GOAL: Copy each line below exactly and leave the pictures out.

STORED DATA:
/---
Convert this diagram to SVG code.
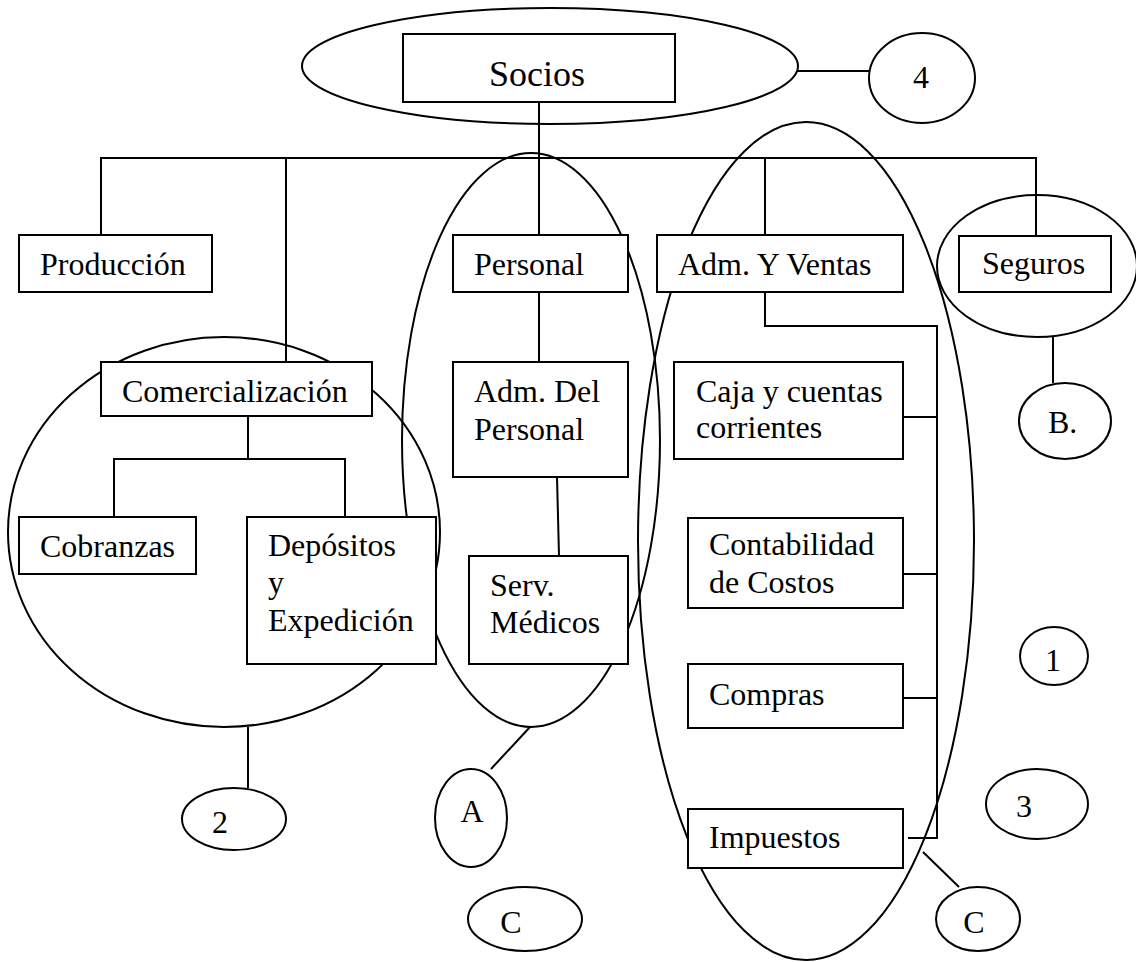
<svg xmlns="http://www.w3.org/2000/svg" width="1136" height="962" viewBox="0 0 1136 962">
  <style>
    .box { fill: #fff; stroke: #000; stroke-width: 2; }
    .ring { fill: none; stroke: #000; stroke-width: 2; }
    .tag { fill: #fff; stroke: #000; stroke-width: 2; }
    .wire { fill: none; stroke: #000; stroke-width: 2; }
    text { font-family: "Liberation Serif", "Times New Roman", serif; font-size: 32px; fill: #000; }
    .big { font-size: 36px; }
    .mid { text-anchor: middle; }
  </style>

  <!-- grouping outlines (unfilled) -->
  <g id="groupings">
    <ellipse class="ring" cx="550" cy="66" rx="248" ry="58"/>
    <ellipse class="ring" cx="224" cy="532" rx="216" ry="195"/>
    <ellipse class="ring" cx="531" cy="440" rx="129" ry="287"/>
    <ellipse class="ring" cx="806" cy="541" rx="168" ry="419"/>
    <ellipse class="ring" cx="1037" cy="266" rx="100" ry="71"/>
  </g>

  <!-- connectors -->
  <g id="connectors">
    <!-- top bar -->
    <polyline class="wire" points="539,102 539,235"/>
    <polyline class="wire" points="101,235 101,158 1036,158 1036,236"/>
    <line class="wire" x1="286" y1="158" x2="286" y2="362"/>
    <line class="wire" x1="765" y1="158" x2="765" y2="235"/>
    <!-- Comercialización branch -->
    <line class="wire" x1="248" y1="416" x2="248" y2="459"/>
    <polyline class="wire" points="114,517 114,459 345,459 345,517"/>
    <!-- Personal branch -->
    <line class="wire" x1="539" y1="292" x2="539" y2="362"/>
    <line class="wire" x1="557" y1="477" x2="559" y2="556"/>
    <!-- Adm. Y Ventas branch -->
    <polyline class="wire" points="765,292 765,326 937,326 937,838 908,838"/>
    <line class="wire" x1="903" y1="417" x2="937" y2="417"/>
    <line class="wire" x1="903" y1="574" x2="937" y2="574"/>
    <line class="wire" x1="903" y1="698" x2="937" y2="698"/>
    <!-- labels -->
    <line class="wire" x1="797" y1="71" x2="869" y2="71"/>
    <line class="wire" x1="248" y1="727" x2="248" y2="788"/>
    <line class="wire" x1="530" y1="727" x2="491" y2="769"/>
    <line class="wire" x1="1053" y1="337" x2="1053" y2="383"/>
    <line class="wire" x1="923" y1="852" x2="959" y2="887"/>
  </g>

  <g id="socios">
    <rect class="box" x="403" y="34" width="272" height="68"/>
    <text class="big" x="489" y="86">Socios</text>
  </g>
  <g id="produccion">
    <rect class="box" x="19" y="235" width="193" height="57"/>
    <text x="40" y="275">Producción</text>
  </g>
  <g id="comercializacion">
    <rect class="box" x="101" y="362" width="271" height="54"/>
    <text x="122" y="402">Comercialización</text>
  </g>
  <g id="cobranzas">
    <rect class="box" x="19" y="517" width="177" height="57"/>
    <text x="40" y="557">Cobranzas</text>
  </g>
  <g id="depositos">
    <rect class="box" x="247" y="517" width="189" height="147"/>
    <text x="268" y="556">Depósitos<tspan x="268" dy="37">y</tspan><tspan x="268" dy="38">Expedición</tspan></text>
  </g>
  <g id="personal">
    <rect class="box" x="453" y="235" width="175" height="57"/>
    <text x="474" y="275">Personal</text>
  </g>
  <g id="adm-personal">
    <rect class="box" x="453" y="362" width="175" height="115"/>
    <text x="474" y="402">Adm. Del<tspan x="474" dy="38">Personal</tspan></text>
  </g>
  <g id="serv-medicos">
    <rect class="box" x="469" y="556" width="159" height="108"/>
    <text x="490" y="596">Serv.<tspan x="490" dy="37">Médicos</tspan></text>
  </g>
  <g id="adm-ventas">
    <rect class="box" x="657" y="235" width="246" height="57"/>
    <text x="678" y="275">Adm. Y Ventas</text>
  </g>
  <g id="caja">
    <rect class="box" x="674" y="362" width="229" height="97"/>
    <text x="696" y="402">Caja y cuentas<tspan x="696" dy="36">corrientes</tspan></text>
  </g>
  <g id="contabilidad">
    <rect class="box" x="688" y="518" width="215" height="90"/>
    <text x="709" y="555">Contabilidad<tspan x="709" dy="38">de Costos</tspan></text>
  </g>
  <g id="compras">
    <rect class="box" x="688" y="664" width="215" height="64"/>
    <text x="709" y="705">Compras</text>
  </g>
  <g id="impuestos">
    <rect class="box" x="688" y="809" width="215" height="59"/>
    <text x="709" y="848">Impuestos</text>
  </g>
  <g id="seguros">
    <rect class="box" x="959" y="236" width="152" height="56"/>
    <text x="982" y="274">Seguros</text>
  </g>

  <!-- marker ellipses -->
  <g id="tag-4">
    <ellipse class="tag" cx="922" cy="78" rx="53" ry="45"/>
    <text class="mid" x="921" y="88">4</text>
  </g>
  <g id="tag-2">
    <ellipse class="tag" cx="234" cy="819" rx="52" ry="31"/>
    <text class="mid" x="220" y="833">2</text>
  </g>
  <g id="tag-a">
    <ellipse class="tag" cx="471" cy="818" rx="36" ry="49"/>
    <text class="mid" x="472" y="822">A</text>
  </g>
  <g id="tag-c-left">
    <ellipse class="tag" cx="525" cy="919" rx="57" ry="32"/>
    <text class="mid" x="511" y="933">C</text>
  </g>
  <g id="tag-b">
    <ellipse class="tag" cx="1065" cy="421" rx="46" ry="38"/>
    <text x="1048" y="433">B.</text>
  </g>
  <g id="tag-1">
    <ellipse class="tag" cx="1054" cy="656" rx="34" ry="29"/>
    <text class="mid" x="1053" y="671">1</text>
  </g>
  <g id="tag-3">
    <ellipse class="tag" cx="1037" cy="804" rx="51" ry="35"/>
    <text class="mid" x="1024" y="817">3</text>
  </g>
  <g id="tag-c-right">
    <ellipse class="tag" cx="978" cy="919" rx="42" ry="32"/>
    <text class="mid" x="974" y="933">C</text>
  </g>
</svg>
\---
FINISHED TASK:
Convert this diagram to SVG code.
<svg xmlns="http://www.w3.org/2000/svg" width="1136" height="962" viewBox="0 0 1136 962">
  <style>
    .box { fill: #fff; stroke: #000; stroke-width: 2; }
    .ring { fill: none; stroke: #000; stroke-width: 2; }
    .tag { fill: #fff; stroke: #000; stroke-width: 2; }
    .wire { fill: none; stroke: #000; stroke-width: 2; }
    text { font-family: "Liberation Serif", "Times New Roman", serif; font-size: 32px; fill: #000; }
    .big { font-size: 36px; }
    .mid { text-anchor: middle; }
  </style>

  <!-- grouping outlines (unfilled) -->
  <g id="groupings">
    <ellipse class="ring" cx="550" cy="66" rx="248" ry="58"/>
    <ellipse class="ring" cx="224" cy="532" rx="216" ry="195"/>
    <ellipse class="ring" cx="531" cy="440" rx="129" ry="287"/>
    <ellipse class="ring" cx="806" cy="541" rx="168" ry="419"/>
    <ellipse class="ring" cx="1037" cy="266" rx="100" ry="71"/>
  </g>

  <!-- connectors -->
  <g id="connectors">
    <!-- top bar -->
    <polyline class="wire" points="539,102 539,235"/>
    <polyline class="wire" points="101,235 101,158 1036,158 1036,236"/>
    <line class="wire" x1="286" y1="158" x2="286" y2="362"/>
    <line class="wire" x1="765" y1="158" x2="765" y2="235"/>
    <!-- Comercialización branch -->
    <line class="wire" x1="248" y1="416" x2="248" y2="459"/>
    <polyline class="wire" points="114,517 114,459 345,459 345,517"/>
    <!-- Personal branch -->
    <line class="wire" x1="539" y1="292" x2="539" y2="362"/>
    <line class="wire" x1="557" y1="477" x2="559" y2="556"/>
    <!-- Adm. Y Ventas branch -->
    <polyline class="wire" points="765,292 765,326 937,326 937,838 908,838"/>
    <line class="wire" x1="903" y1="417" x2="937" y2="417"/>
    <line class="wire" x1="903" y1="574" x2="937" y2="574"/>
    <line class="wire" x1="903" y1="698" x2="937" y2="698"/>
    <!-- labels -->
    <line class="wire" x1="797" y1="71" x2="869" y2="71"/>
    <line class="wire" x1="248" y1="727" x2="248" y2="788"/>
    <line class="wire" x1="530" y1="727" x2="491" y2="769"/>
    <line class="wire" x1="1053" y1="337" x2="1053" y2="383"/>
    <line class="wire" x1="923" y1="852" x2="959" y2="887"/>
  </g>

  <g id="socios">
    <rect class="box" x="403" y="34" width="272" height="68"/>
    <text class="big" x="489" y="86">Socios</text>
  </g>
  <g id="produccion">
    <rect class="box" x="19" y="235" width="193" height="57"/>
    <text x="40" y="275">Producción</text>
  </g>
  <g id="comercializacion">
    <rect class="box" x="101" y="362" width="271" height="54"/>
    <text x="122" y="402">Comercialización</text>
  </g>
  <g id="cobranzas">
    <rect class="box" x="19" y="517" width="177" height="57"/>
    <text x="40" y="557">Cobranzas</text>
  </g>
  <g id="depositos">
    <rect class="box" x="247" y="517" width="189" height="147"/>
    <text x="268" y="556">Depósitos<tspan x="268" dy="37">y</tspan><tspan x="268" dy="38">Expedición</tspan></text>
  </g>
  <g id="personal">
    <rect class="box" x="453" y="235" width="175" height="57"/>
    <text x="474" y="275">Personal</text>
  </g>
  <g id="adm-personal">
    <rect class="box" x="453" y="362" width="175" height="115"/>
    <text x="474" y="402">Adm. Del<tspan x="474" dy="38">Personal</tspan></text>
  </g>
  <g id="serv-medicos">
    <rect class="box" x="469" y="556" width="159" height="108"/>
    <text x="490" y="596">Serv.<tspan x="490" dy="37">Médicos</tspan></text>
  </g>
  <g id="adm-ventas">
    <rect class="box" x="657" y="235" width="246" height="57"/>
    <text x="678" y="275">Adm. Y Ventas</text>
  </g>
  <g id="caja">
    <rect class="box" x="674" y="362" width="229" height="97"/>
    <text x="696" y="402">Caja y cuentas<tspan x="696" dy="36">corrientes</tspan></text>
  </g>
  <g id="contabilidad">
    <rect class="box" x="688" y="518" width="215" height="90"/>
    <text x="709" y="555">Contabilidad<tspan x="709" dy="38">de Costos</tspan></text>
  </g>
  <g id="compras">
    <rect class="box" x="688" y="664" width="215" height="64"/>
    <text x="709" y="705">Compras</text>
  </g>
  <g id="impuestos">
    <rect class="box" x="688" y="809" width="215" height="59"/>
    <text x="709" y="848">Impuestos</text>
  </g>
  <g id="seguros">
    <rect class="box" x="959" y="236" width="152" height="56"/>
    <text x="982" y="274">Seguros</text>
  </g>

  <!-- marker ellipses -->
  <g id="tag-4">
    <ellipse class="tag" cx="922" cy="78" rx="53" ry="45"/>
    <text class="mid" x="921" y="88">4</text>
  </g>
  <g id="tag-2">
    <ellipse class="tag" cx="234" cy="819" rx="52" ry="31"/>
    <text class="mid" x="220" y="833">2</text>
  </g>
  <g id="tag-a">
    <ellipse class="tag" cx="471" cy="818" rx="36" ry="49"/>
    <text class="mid" x="472" y="822">A</text>
  </g>
  <g id="tag-c-left">
    <ellipse class="tag" cx="525" cy="919" rx="57" ry="32"/>
    <text class="mid" x="511" y="933">C</text>
  </g>
  <g id="tag-b">
    <ellipse class="tag" cx="1065" cy="421" rx="46" ry="38"/>
    <text x="1048" y="433">B.</text>
  </g>
  <g id="tag-1">
    <ellipse class="tag" cx="1054" cy="656" rx="34" ry="29"/>
    <text class="mid" x="1053" y="671">1</text>
  </g>
  <g id="tag-3">
    <ellipse class="tag" cx="1037" cy="804" rx="51" ry="35"/>
    <text class="mid" x="1024" y="817">3</text>
  </g>
  <g id="tag-c-right">
    <ellipse class="tag" cx="978" cy="919" rx="42" ry="32"/>
    <text class="mid" x="974" y="933">C</text>
  </g>
</svg>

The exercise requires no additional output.